**DESCRIPTION OF THE TASK**
Reproduce the listing word for word, leaving every picture behind.

**RAW DATA**
-*-*-

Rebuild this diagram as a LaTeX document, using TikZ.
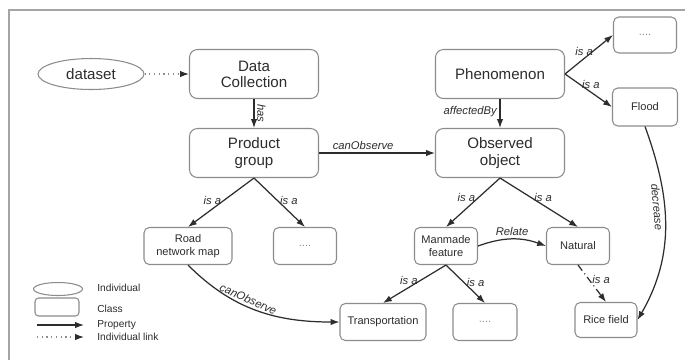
\documentclass[tikz,border=0pt]{standalone}
\usepackage{fontspec}
\setmainfont{Liberation Sans}
\usetikzlibrary{shapes.geometric,arrows.meta}

\definecolor{boxgray}{RGB}{140,140,140}
\definecolor{inkgray}{RGB}{45,45,45}
\definecolor{framegray}{RGB}{165,165,165}

\begin{document}
\begin{tikzpicture}[x=0.02cm, y=0.02cm,
        cls/.style={draw=boxgray, line width=0.6pt, fill=white, rounded corners=4pt,
            align=center, text=inkgray, inner sep=1pt},
        bigcls/.style={cls, rounded corners=4.5pt, minimum width=2.58cm, minimum height=0.98cm,
            font=\fontsize{8.6}{9.2}\selectfont},
        smallcls/.style={cls, rounded corners=3pt, minimum width=1.26cm,
            minimum height=0.74cm, font=\fontsize{6.3}{7.4}\selectfont},
        morecls/.style={smallcls, text=boxgray},
        indiv/.style={ellipse, draw=boxgray, line width=0.6pt, fill=white,
            inner sep=0pt, text=inkgray},
        prop/.style={draw=inkgray, line width=0.7pt, -{Latex[length=5pt,width=3.6pt]}},
        ilink/.style={draw=boxgray, line width=0.7pt, dotted,
            -{Latex[length=5pt,width=3.6pt,color=inkgray]}},
        lbl/.style={font=\fontsize{6.4}{7.5}\selectfont\itshape, text=inkgray, inner sep=1.5pt},
        legtxt/.style={font=\fontsize{5.8}{7}\selectfont, text=inkgray, anchor=west, inner sep=0pt}]
    \useasboundingbox (0,0) rectangle (685,-360);
    \fill[white] (0,0) rectangle (685,-360);
    % frame of the figure
    \draw[framegray, line width=0.6pt] (9,-360) -- (9,-10) -- (685,-10);

    % classes and the individual
    \node[indiv, minimum width=2.12cm, minimum height=0.62cm,
        font=\fontsize{8.6}{9.2}\selectfont] (dataset) at (91,-74) {dataset};
    \node[bigcls] (collection) at (254,-74) {Data\\Collection};
    \node[bigcls] (product) at (254,-153) {Product\\group};
    \node[bigcls] (phenomenon) at (500,-74) {Phenomenon};
    \node[bigcls] (observed) at (500,-153) {Observed\\object};
    \node[morecls, minimum height=0.72cm] (phenother) at (645,-35) {....};
    \node[smallcls, minimum width=1.3cm, minimum height=0.76cm] (flood) at (645,-107) {Flood};
    \node[smallcls, minimum width=1.76cm] (roadmap) at (188,-246) {Road\\network map};
    \node[morecls] (productother) at (305,-246) {....};
    \node[smallcls] (manmade) at (446,-246) {Manmade\\feature};
    \node[smallcls] (natural) at (578,-246) {Natural};
    \node[smallcls, minimum width=1.72cm] (transport) at (383,-322) {Transportation};
    \node[morecls, minimum width=1.28cm] (manmadeother) at (485,-322) {....};
    \node[smallcls, minimum width=1.24cm, minimum height=0.7cm] (ricefield) at (606,-320) {Rice field};

    % properties
    \draw[ilink] (dataset) -- (collection);
    \draw[prop] (collection) -- node[lbl, sloped, above] {has} (product);
    \draw[prop] (phenomenon) -- node[lbl, left, pos=0.45] {affectedBy} (observed);
    \draw[prop] (product) -- node[lbl, above, pos=0.38] {canObserve} (observed);
    \draw[prop] (phenomenon.east) -- node[lbl, above, pos=0.4] {is a} (phenother.west);
    \draw[prop] (phenomenon.east) -- node[lbl, above, pos=0.55] {is a} (flood.west);
    \draw[prop] (product.south) -- node[lbl, left, pos=0.45] {is a} (roadmap.north);
    \draw[prop] (product.south) -- node[lbl, right, pos=0.45] {is a} (productother.north);
    \draw[prop] (observed.south) -- node[lbl, left, pos=0.4] {is a} (manmade.north);
    \draw[prop] (observed.south) -- node[lbl, right, pos=0.4] {is a} (natural.north);
    \draw[prop] (manmade.south) -- node[lbl, left, pos=0.4] {is a} (transport.north);
    \draw[prop] (manmade.south) -- node[lbl, right, pos=0.45] {is a} (manmadeother.north);
    \draw[prop, dash pattern=on 4pt off 2pt on 0.6pt off 2pt]
        (natural.south) -- node[lbl, right, pos=0.4] {is a} (ricefield.north);
    \draw[prop] (manmade.east) to[out=20, in=160] node[lbl, above] {Relate} (natural.west);
    \draw[prop] (roadmap.south) to[out=-45, in=180]
        node[lbl, sloped, above, pos=0.42] {canObserve} (transport.west);
    \draw[prop] (flood.south) to[out=-70, in=60]
        node[lbl, sloped, below, pos=0.4] {decrease} (ricefield.east);

    % legend
    \node[indiv, minimum width=0.98cm, minimum height=0.26cm] (legindiv) at (58,-289) {};
    \node[legtxt] (legindivtxt) at (97,-288) {Individual};
    \node[cls, rounded corners=2pt, minimum width=0.88cm, minimum height=0.36cm] (legclass) at (57,-307) {};
    \node[legtxt] (legclasstxt) at (97,-309) {Class};
    \coordinate (legpropa) at (37,-325);
    \coordinate (legpropb) at (84,-325);
    \draw[prop] (legpropa) -- (legpropb);
    \node[legtxt] (legproptxt) at (97,-325) {Property};
    \coordinate (leglinka) at (37,-337);
    \coordinate (leglinkb) at (84,-337);
    \draw[ilink] (leglinka) -- (leglinkb);
    \node[legtxt] (leglinktxt) at (97,-337) {Individual link};
\end{tikzpicture}
\end{document}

-*-*-

**RESPONSE TO THIS EXERCISE**
Rebuild this diagram as a LaTeX document, using TikZ.
\documentclass[tikz,border=0pt]{standalone}
\usepackage{fontspec}
\setmainfont{Liberation Sans}
\usetikzlibrary{shapes.geometric,arrows.meta}

\definecolor{boxgray}{RGB}{140,140,140}
\definecolor{inkgray}{RGB}{45,45,45}
\definecolor{framegray}{RGB}{165,165,165}

\begin{document}
\begin{tikzpicture}[x=0.02cm, y=0.02cm,
        cls/.style={draw=boxgray, line width=0.6pt, fill=white, rounded corners=4pt,
            align=center, text=inkgray, inner sep=1pt},
        bigcls/.style={cls, rounded corners=4.5pt, minimum width=2.58cm, minimum height=0.98cm,
            font=\fontsize{8.6}{9.2}\selectfont},
        smallcls/.style={cls, rounded corners=3pt, minimum width=1.26cm,
            minimum height=0.74cm, font=\fontsize{6.3}{7.4}\selectfont},
        morecls/.style={smallcls, text=boxgray},
        indiv/.style={ellipse, draw=boxgray, line width=0.6pt, fill=white,
            inner sep=0pt, text=inkgray},
        prop/.style={draw=inkgray, line width=0.7pt, -{Latex[length=5pt,width=3.6pt]}},
        ilink/.style={draw=boxgray, line width=0.7pt, dotted,
            -{Latex[length=5pt,width=3.6pt,color=inkgray]}},
        lbl/.style={font=\fontsize{6.4}{7.5}\selectfont\itshape, text=inkgray, inner sep=1.5pt},
        legtxt/.style={font=\fontsize{5.8}{7}\selectfont, text=inkgray, anchor=west, inner sep=0pt}]
    \useasboundingbox (0,0) rectangle (685,-360);
    \fill[white] (0,0) rectangle (685,-360);
    % frame of the figure
    \draw[framegray, line width=0.6pt] (9,-360) -- (9,-10) -- (685,-10);

    % classes and the individual
    \node[indiv, minimum width=2.12cm, minimum height=0.62cm,
        font=\fontsize{8.6}{9.2}\selectfont] (dataset) at (91,-74) {dataset};
    \node[bigcls] (collection) at (254,-74) {Data\\Collection};
    \node[bigcls] (product) at (254,-153) {Product\\group};
    \node[bigcls] (phenomenon) at (500,-74) {Phenomenon};
    \node[bigcls] (observed) at (500,-153) {Observed\\object};
    \node[morecls, minimum height=0.72cm] (phenother) at (645,-35) {....};
    \node[smallcls, minimum width=1.3cm, minimum height=0.76cm] (flood) at (645,-107) {Flood};
    \node[smallcls, minimum width=1.76cm] (roadmap) at (188,-246) {Road\\network map};
    \node[morecls] (productother) at (305,-246) {....};
    \node[smallcls] (manmade) at (446,-246) {Manmade\\feature};
    \node[smallcls] (natural) at (578,-246) {Natural};
    \node[smallcls, minimum width=1.72cm] (transport) at (383,-322) {Transportation};
    \node[morecls, minimum width=1.28cm] (manmadeother) at (485,-322) {....};
    \node[smallcls, minimum width=1.24cm, minimum height=0.7cm] (ricefield) at (606,-320) {Rice field};

    % properties
    \draw[ilink] (dataset) -- (collection);
    \draw[prop] (collection) -- node[lbl, sloped, above] {has} (product);
    \draw[prop] (phenomenon) -- node[lbl, left, pos=0.45] {affectedBy} (observed);
    \draw[prop] (product) -- node[lbl, above, pos=0.38] {canObserve} (observed);
    \draw[prop] (phenomenon.east) -- node[lbl, above, pos=0.4] {is a} (phenother.west);
    \draw[prop] (phenomenon.east) -- node[lbl, above, pos=0.55] {is a} (flood.west);
    \draw[prop] (product.south) -- node[lbl, left, pos=0.45] {is a} (roadmap.north);
    \draw[prop] (product.south) -- node[lbl, right, pos=0.45] {is a} (productother.north);
    \draw[prop] (observed.south) -- node[lbl, left, pos=0.4] {is a} (manmade.north);
    \draw[prop] (observed.south) -- node[lbl, right, pos=0.4] {is a} (natural.north);
    \draw[prop] (manmade.south) -- node[lbl, left, pos=0.4] {is a} (transport.north);
    \draw[prop] (manmade.south) -- node[lbl, right, pos=0.45] {is a} (manmadeother.north);
    \draw[prop, dash pattern=on 4pt off 2pt on 0.6pt off 2pt]
        (natural.south) -- node[lbl, right, pos=0.4] {is a} (ricefield.north);
    \draw[prop] (manmade.east) to[out=20, in=160] node[lbl, above] {Relate} (natural.west);
    \draw[prop] (roadmap.south) to[out=-45, in=180]
        node[lbl, sloped, above, pos=0.42] {canObserve} (transport.west);
    \draw[prop] (flood.south) to[out=-70, in=60]
        node[lbl, sloped, below, pos=0.4] {decrease} (ricefield.east);

    % legend
    \node[indiv, minimum width=0.98cm, minimum height=0.26cm] (legindiv) at (58,-289) {};
    \node[legtxt] (legindivtxt) at (97,-288) {Individual};
    \node[cls, rounded corners=2pt, minimum width=0.88cm, minimum height=0.36cm] (legclass) at (57,-307) {};
    \node[legtxt] (legclasstxt) at (97,-309) {Class};
    \coordinate (legpropa) at (37,-325);
    \coordinate (legpropb) at (84,-325);
    \draw[prop] (legpropa) -- (legpropb);
    \node[legtxt] (legproptxt) at (97,-325) {Property};
    \coordinate (leglinka) at (37,-337);
    \coordinate (leglinkb) at (84,-337);
    \draw[ilink] (leglinka) -- (leglinkb);
    \node[legtxt] (leglinktxt) at (97,-337) {Individual link};
\end{tikzpicture}
\end{document}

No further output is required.